— Она уехала!
Под слоем всевозможных обид у Пенека все же таилось желание увидеть мать. В сердце была тоска по ней. В то же время было страшно показаться ей на глаза одному, без кого-нибудь, кто мог бы защитить его.
— А отец, — тихо спросил Пенек, — тоже приехал?
Янкл, засыпая лошадям овес, лениво откликнулся:
— Где там… Мамаша твоя говорит: «Отец застрял в дороге по своим делам. До дому, говорит, так и не довезла».
— Когда же он вернется?
Янкл подошел к койке и внимательно посмотрел на Пенека.
— Должно быть, приедет к праздникам отец твой. Заявится на днях. Уж больно набожный он. Не станет справлять праздник на чужбине!
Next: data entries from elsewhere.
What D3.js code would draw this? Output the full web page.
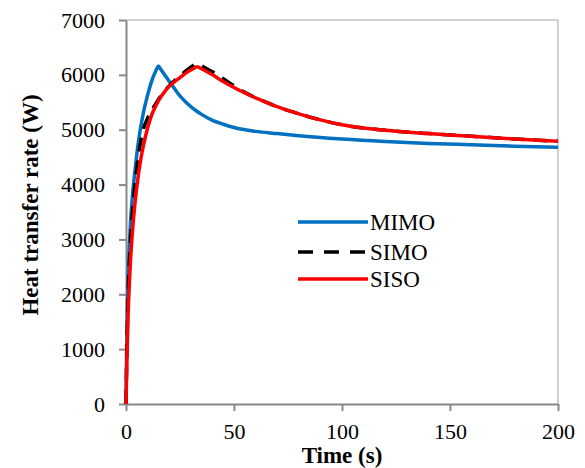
<!DOCTYPE html>
<html><head><meta charset="utf-8">
<script src="https://cdn.jsdelivr.net/npm/d3@7"></script>
<style>
body{margin:0;background:#fff;}
text{font-family:"Liberation Serif","Times New Roman",serif;fill:#000;}
</style></head>
<body>
<svg id="c" width="585" height="468"></svg>
<script>
const xTicks = [0, 50, 100, 150, 200];
const yTicks = [0, 1000, 2000, 3000, 4000, 5000, 6000, 7000];
const seriesNames = ["MIMO", "SIMO", "SISO"];

const mimoT = [0,0.3,0.6,1,1.5,2,3,4,5,6,8,10,12,14,15,16,18,20,22,24,26,28,30,32,35,40,45,50,60,70,80,100,120,140,160,180,200];
const mimoV = [0,1000,1700,2300,2850,3250,3800,4200,4550,4850,5300,5630,5900,6090,6160,6105,5995,5885,5775,5665,5570,5490,5420,5360,5280,5170,5100,5040,4970,4930,4890,4830,4785,4750,4725,4700,4680];

const simoT = [0,0.5,1,2,3,4,5,6,7,8,10,12,14,16,18,20,22,25,28,31,32,34,37,40,45,50,55,60,65,70,80,90,100,120,140,160,180,200];
const simoV = [0,1200,2000,2900,3500,3950,4300,4600,4820,5000,5210,5360,5490,5610,5710,5800,5880,5980,6080,6170,6200,6180,6120,6055,5930,5800,5680,5585,5500,5420,5290,5180,5090,4990,4930,4880,4830,4790];

const sisoT = [0,0.5,1,2,3,4,5,6,7,8,10,12,14,16,18,20,22,25,28,31,33,35,40,45,50,55,60,65,70,80,90,100,120,140,160,180,200];
const sisoV = [0,950,1650,2550,3150,3600,3950,4250,4500,4700,5030,5280,5450,5590,5700,5790,5860,5950,6040,6110,6150,6110,6000,5880,5770,5670,5580,5500,5420,5290,5180,5090,4990,4930,4880,4830,4790];

const colors = {MIMO:"#0070C0", SIMO:"#000000", SISO:"#FF0000"};

const svg = d3.select("#c");
const L = 126, R = 558, T = 20, B = 404;
const x = d3.scaleLinear().domain([0,200]).range([L,R]);
const y = d3.scaleLinear().domain([0,7000]).range([B,T]);

// plot border (top/right)
svg.append("line").attr("x1",L).attr("x2",R).attr("y1",T).attr("y2",T).attr("stroke","#d0d0d0").attr("stroke-width",2);
svg.append("line").attr("x1",R).attr("x2",R).attr("y1",T).attr("y2",B).attr("stroke","#d0d0d0").attr("stroke-width",2);

const yAxis = svg.append("g").attr("transform",`translate(${L},0)`)
  .call(d3.axisLeft(y).tickValues(yTicks).tickFormat(d3.format("d")).tickSize(7).tickSizeOuter(0).tickPadding(14));
const xAxis = svg.append("g").attr("transform",`translate(0,${B})`)
  .call(d3.axisBottom(x).tickValues(xTicks).tickFormat(d3.format("d")).tickSize(7).tickSizeOuter(0).tickPadding(12));
[xAxis,yAxis].forEach(g=>{
  g.selectAll("path,line").attr("stroke","#888").attr("stroke-width",2);
  g.selectAll("text").attr("font-size","22px").attr("font-family","Liberation Serif, Times New Roman, serif").attr("fill","#000");
});

const line = d3.line().x(d=>x(d[0])).y(d=>y(d[1])).curve(d3.curveMonotoneX);
const mk = (t,v)=>t.map((d,i)=>[d,v[i]]);
const data = {MIMO:mk(mimoT,mimoV), SIMO:mk(simoT,simoV), SISO:mk(sisoT,sisoV)};

svg.append("path").datum(data.MIMO).attr("d",line).attr("fill","none").attr("stroke",colors.MIMO).attr("stroke-width",3.5);
svg.append("path").datum(data.SIMO).attr("d",line).attr("fill","none").attr("stroke",colors.SIMO).attr("stroke-width",3.5).attr("stroke-dasharray","14,9");
svg.append("path").datum(data.SISO).attr("d",line).attr("fill","none").attr("stroke",colors.SISO).attr("stroke-width",3.5);

// legend
const legY = [222, 252, 279];
seriesNames.forEach((n,i)=>{
  const g = svg.append("g");
  g.append("line").attr("x1",298).attr("x2",368).attr("y1",legY[i]).attr("y2",legY[i])
    .attr("stroke",colors[n]).attr("stroke-width",3.5)
    .attr("stroke-dasharray", n==="SIMO" ? "15,11" : null);
  g.append("text").attr("x",370).attr("y",legY[i]+7.5).attr("font-size","23px").text(n);
});

// axis titles
svg.append("text").attr("x",342).attr("y",463).attr("text-anchor","middle").attr("font-size","23px").attr("font-weight","bold").text("Time (s)");
svg.append("text").attr("transform","translate(38,205) rotate(-90)").attr("text-anchor","middle").attr("font-size","23px").attr("font-weight","bold").text("Heat transfer rate (W)");
</script>
</body></html>
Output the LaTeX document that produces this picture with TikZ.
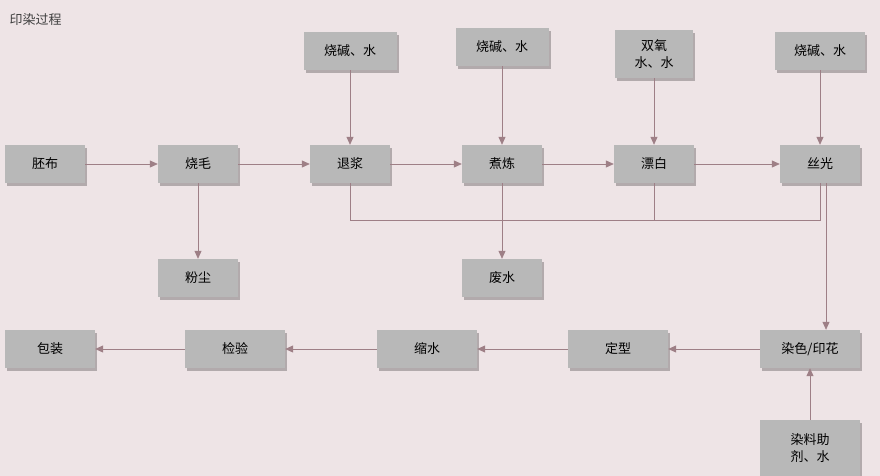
\documentclass[tikz,border=0pt]{standalone}
\usepackage{fontspec}
\setmainfont{Noto Sans CJK SC}
\usetikzlibrary{shadows,arrows.meta}
\definecolor{bg}{HTML}{EEE4E6}
\definecolor{boxc}{HTML}{B8B8B8}
\definecolor{ln}{HTML}{9E7F86}
\tikzset{
 bx/.style={fill=boxc,draw=none,minimum width=80pt,minimum height=38pt,inner sep=0pt,align=center,font=\fontsize{13pt}{17pt}\selectfont,drop shadow={shadow xshift=2pt,shadow yshift=-3pt,opacity=0.25,fill=black}},
 ar/.style={draw=ln,line width=0.8pt,-{Triangle[length=8pt,width=7pt]}},
 pl/.style={draw=ln,line width=0.8pt}
}
\begin{document}
\begin{tikzpicture}[x=1pt,y=-1pt]
\path[fill=bg] (0,0) rectangle (880,476);
\useasboundingbox (0,0) rectangle (880,476);
\node[anchor=west,font=\fontsize{13pt}{15pt}\selectfont,text=black!75] (title) at (6,20) {印染过程};
\node[bx] (pb) at (45,164) {胚布};
\node[bx] (sm) at (198,164) {烧毛};
\node[bx] (tj) at (350,164) {退浆};
\node[bx] (zl) at (502,164) {煮炼};
\node[bx] (pbai) at (654,164) {漂白};
\node[bx] (sg) at (820,164) {丝光};
\node[bx,minimum width=93pt] (t1) at (350,51) {烧碱、水};
\node[bx,minimum width=93pt] (t2) at (502,47) {烧碱、水};
\node[bx,minimum width=78pt,minimum height=48pt] (t3) at (654,54) {双氧\\水、水};
\node[bx,minimum width=90pt] (t4) at (820,51) {烧碱、水};
\node[bx] (fc) at (198,278) {粉尘};
\node[bx] (fs) at (502,278) {废水};
\node[bx,minimum width=90pt] (bz) at (50,349) {包装};
\node[bx,minimum width=100pt] (jy) at (235,349) {检验};
\node[bx,minimum width=100pt] (ss) at (427,349) {缩水};
\node[bx,minimum width=100pt] (dx) at (618,349) {定型};
\node[bx,minimum width=100pt] (rs) at (810,349) {染色/印花};
\node[bx,minimum width=100pt,minimum height=56pt] (rl) at (810,448) {染料助\\剂、水};
\coordinate (m1) at (350,220);
\coordinate (m2) at (654,220);
\coordinate (m3) at (820,220);
\draw[ar] (pb) -- (sm);
\draw[ar] (sm) -- (tj);
\draw[ar] (tj) -- (zl);
\draw[ar] (zl) -- (pbai);
\draw[ar] (pbai) -- (sg);
\draw[ar] (t1) -- (tj);
\draw[ar] (t2) -- (zl);
\draw[ar] (t3) -- (pbai);
\draw[ar] (t4) -- (sg);
\draw[ar] (sm) -- (fc);
\draw[ar] (zl) -- (fs);
\draw[pl] (tj.south) -- (m1) -- (m3) -- (sg.south);
\draw[pl] (pbai.south) -- (m2);
\draw[ar] (sg.south -| 826,0) -- (rs.north -| 826,0);
\draw[ar] (rs) -- (dx);
\draw[ar] (dx) -- (ss);
\draw[ar] (ss) -- (jy);
\draw[ar] (jy) -- (bz);
\draw[ar] (rl) -- (rs);
\end{tikzpicture}
\end{document}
Янкл стряхнул с себя пыль, вытащил две-три соломинки, застрявшие в его белокурой бородке. Это означало, что он о чем-то думает. Потом он не спеша надел свой пиджачок, застегнул его на все пуговицы, приподнял плечи. Щеки его покраснели. Так бывало с ним всегда, когда он ходил объясняться с хозяевами, собираясь отчитать их. Он вновь взглянул на Пенека.
— Пойдем, — позвал он, — не бойся! Я отведу тебя к «ней».
При свете фонаря Пенек видел лицо Янкла. Обрамленное светлой, мягкой бородкой, несколько более крупное, чем у всех других людей, оно казалось Пенеку по-родному милым. То было подлинное лицо Янкла, оно раскрывалось в редкие минуты. Таким оно было, когда Янкл издали провожал гроб Хаима. Таким было оно и в ту минуту, когда, сунув Пенеку трехрублевку, он сказал: «Отдай Буне, скажи: отец, мол, подарил тебе эти деньги…» Это подлинное лицо Янкла было освещено мигающим огнем конюшенного фонаря.
— Пойдем! — вторично позвал Янкл.
Пенек не тронулся с места.
— Пойдем же!
Пенека душил стыд: было стыдно, что к матери его надо вести, было стыдно за поведение матери, за ее отношение к нему. В Пенеке вспыхнули упрямство, гордость, и, когда Янкл уже было взял его за руку, мальчик, вырываясь, сердито надулся:
— Пусти! Сам пойду! Не боюсь я!
Стиснув зубы, с упрямством, сквозившим в каждом шаге, он, полный решимости, вошел в празднично освещенный дом.
Дом был полон оживления: семейное торжество, видимо, лишь началось. Оно затянется до глубокой ночи.
В обеих столовых, в черной и в парадной, мелькали люди. Казалось, ими были переполнены решительно все комнаты, даже спальни.
На кухне суетилась прислуга, звенели тарелки. Звон их, видно, затянется до самого утра.
Кто-то на кухне позвал:
— Пенек!
Пенек пропустил это мимо ушей, не остановился. В столовой кто-то пытался его задержать, но он вырвался и даже не обернулся. В большом зале Пенека нагнала Шейндл-долговязая и, уцепившись за руку, предостерегающе кивнула на соседнюю комнату:
— Не ходи!.. — И прибавила шепотом: — Там мама, Шейндл-важная, гости… Герльманша… Подожди… дай хоть помою тебя!
Пенек злобно вырвался из ее рук, распахнул дверь в следующую комнату, обставленную мягкой мебелью, и сразу очутился среди ярко освещенного праздника. Он невольно подумал о себе: «Какой я действительно сейчас нехороший, грязный».
Увидев его, Шейндл-важная, сидевшая напротив за ярко горевшей лампой, мигнула ему: «Убирайся… Сию же минуту!»
Об этом же говорили глаза Фолика и Блюмы. Но Пенек и думать об этом не хотел. Скользнув взглядом по не похожей на еврейку Герльманше, по лицам старших сестер, Леи и Цирель, он нашел глазами мать. В синих очках, — врачи предписали ей носить их по вечерам, — она сидела в мягком кресле как раз напротив Пенека, по ту сторону стола. Теперь Пенек почувствовал: взгляды всех сосредоточены на нем.
В комнате стало тихо.
Мать сняла очки, прищурила глаза и пристально поглядела на Пенека.
— Это мой самый младший, — обратилась она к Герльманше.
Голос ее звучал так, словно она хотела бы сказать: «Верно, слыхали? От рук отбился. Одним словом, настоящее „сокровище“».
Тишина.
Мать сказала Пенеку:
— Я уже все знаю. Мне рассказали. Пока можешь идти.
У Пенека сердечко забилось неровно. То была одна из тех редких минут, когда он был готов простить матери все, все! Этот порыв не встретил отклика.
Пенек вызывающе оглядел всех в комнате и молча вернулся на кухню.
Наутро после завтрака Пенека позвали в ту самую комнату, что возле большого зала. Там сидели мать и Шейндл-важная.
— Поди сюда, — сказали ему, — подойди поближе.
И точно по заранее подготовленному плану, обе принялись отчитывать Пенека. Были перечислены все прегрешения, совершенные им за год.